Consider an $m\times m$ positive definite and Hermitian matrix $\mathbf{M}$ and an arbitrary $m\times n (m>n)$ para-unitary matrix $\mathbf{R}$, i.e., $\mathbf{R}^H\mathbf{R}=\mathbf{I}_n$.
then, is there any strict proof for: Let $\mu_1,...,\mu_{n}$ and $\lambda_1,...,\lambda_{n}$ denote the eigenvalues in descending order of $(\mathbf{R}^H\mathbf{M}\mathbf{R})^{-1}$ and $\mathbf{R}^H\mathbf{M}^{-1}\mathbf{R}$, respectively, we have $\mu_k \le \lambda_k, \forall k$. ?
I use matlab and generate many random matrices to check the result. I think it must be true.
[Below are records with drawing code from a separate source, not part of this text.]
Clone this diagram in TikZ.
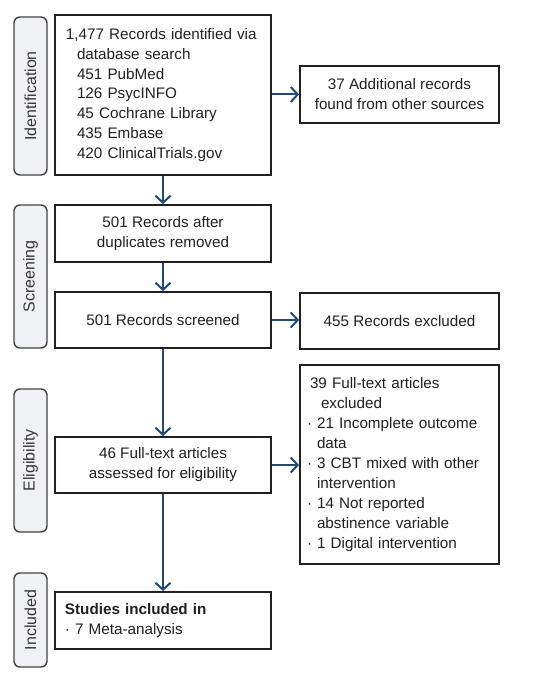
\documentclass[tikz,border=0pt]{standalone}
\usepackage{fontspec}
\setmainfont{Liberation Sans}
\usetikzlibrary{arrows.meta,positioning}

\definecolor{flowblue}{HTML}{1F4B7A}
\definecolor{stagegray}{HTML}{EFF1F4}
\definecolor{inkblack}{HTML}{231F20}
\newcommand{\indnt}[1]{\mbox{}\hspace{#1}}

\begin{document}
\begin{tikzpicture}[x=1bp, y=-1bp,
  box/.style={draw=inkblack, line width=1.8bp, rectangle, minimum width=216bp, minimum height=57bp, text=inkblack, font=\fontsize{15.3}{20}\selectfont, align=center, inner sep=0pt},
  listbox/.style={box, align=left, text width=194bp, inner xsep=11bp},
  sidebox/.style={box, minimum width=199bp},
  stage/.style={draw=inkblack!85, fill=stagegray, line width=1.4bp, rounded corners=6bp, rotate=90, minimum height=33bp, inner sep=0pt, text=inkblack!90, font=\fontsize{16}{18}\selectfont},
  arrow/.style={-{Straight Barb[length=7bp,width=15bp]}, line width=2bp, flowblue}
]
\useasboundingbox (0,0) rectangle (542,679);

% Stage labels on the left
\node[stage, minimum width=158bp] (sIdent) at (30.5, 96) {Identification};
\node[stage, minimum width=143bp] (sScreen) at (30.5, 276.5) {Screening};
\node[stage, minimum width=143bp] (sElig) at (30.5, 460.5) {Eligibility};
\node[stage, minimum width=94bp] (sIncl) at (30.5, 620) {Included};

% Main column
\node[listbox, minimum height=160bp] (search) at (163, 95) {1,477 Records identified via\\
  \indnt{11bp}database search\\
  \indnt{11bp}451 PubMed\\
  \indnt{11bp}126 PsycINFO\\
  \indnt{11bp}45 Cochrane Library\\
  \indnt{11bp}435 Embase\\
  \indnt{11bp}420 ClinicalTrials.gov};
\node[box] (dedup) at (163, 233.5) {501 Records after\\duplicates removed};
\node[box, minimum height=56bp] (screened) at (163, 320) {501 Records screened};
\node[box, minimum height=56bp] (fulltext) at (163, 465) {46 Full-text articles\\assessed for eligibility};
\node[listbox, inner xsep=10bp, text width=196bp] (included) at (163, 620.5) {\textbf{Studies included in}\\
  · 7 Meta-analysis};

% Side column
\node[sidebox] (other) at (399.5, 94.5) {37 Additional records\\found from other sources};
\node[sidebox, minimum height=56bp] (excluded) at (399.5, 321) {455 Records excluded};
\node[sidebox, align=left, text width=185bp, inner xsep=7bp, minimum height=199bp] (ftexcl) at (399.5, 464.5) {\indnt{3bp}39 Full-text articles\\
  \indnt{14bp}excluded\\
  · 21 Incomplete outcome\\
  \indnt{10bp}data\\
  · 3 CBT mixed with other\\
  \indnt{10bp}intervention\\
  · 14 Not reported\\
  \indnt{10bp}abstinence variable\\
  · 1 Digital intervention};

% Connectors
\draw[arrow] (search) -- (dedup);
\draw[arrow] (dedup) -- (screened);
\draw[arrow] (screened) -- (fulltext);
\draw[arrow] (fulltext) -- (included);
\draw[arrow] (search.east |- other.west) -- (other.west);
\draw[arrow] (screened.east) -- (excluded.west |- screened.east);
\draw[arrow] (fulltext.east) -- (ftexcl.west |- fulltext.east);
\end{tikzpicture}
\end{document}
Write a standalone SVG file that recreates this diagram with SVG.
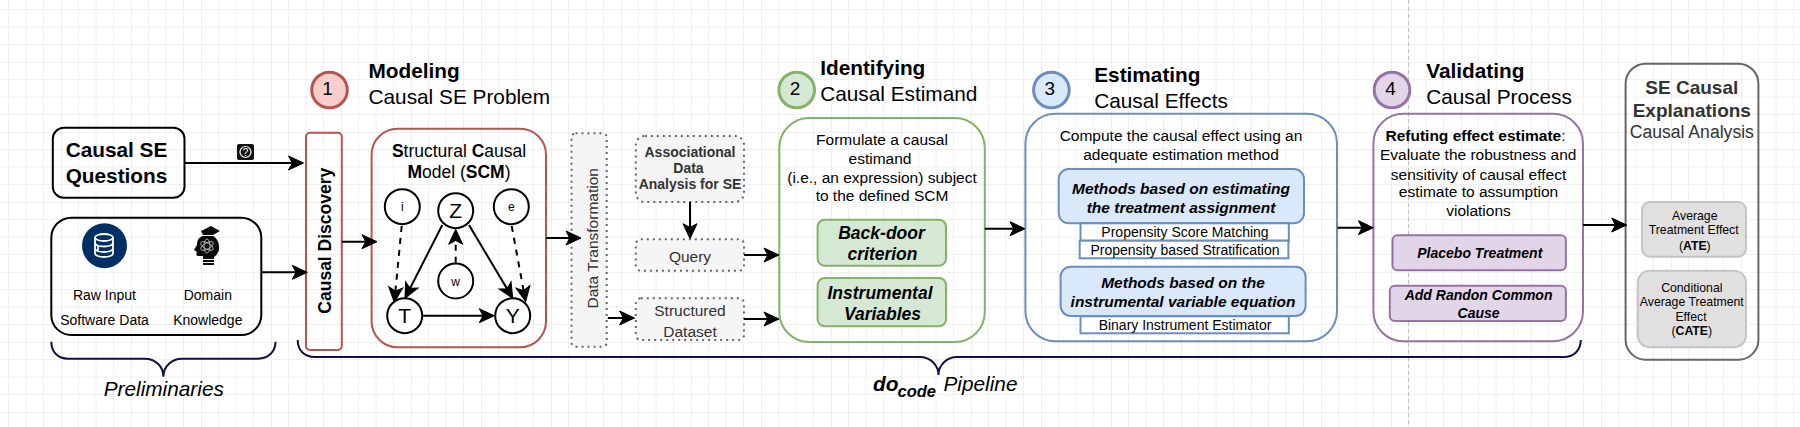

However, how to prove it?
By a change of orthonormal basis, we may assume that $R^H=\pmatrix{I_n&0}$. Let us write $$ M=\pmatrix{A&B^H\\ B&C}, \text{ so that } M^{-1}=\pmatrix{(A-B^HC^{-1}B)^{-1}&\ast\\ \ast&\ast} $$ where $A-B^HC^{-1}B$ is the Schur complement of $C$ in $M$. Then $$ (R^HMR)^{-1}=A^{-1}\prec(A-B^HC^{-1}B)^{-1}=R^HM^{-1}R $$ and the result follows.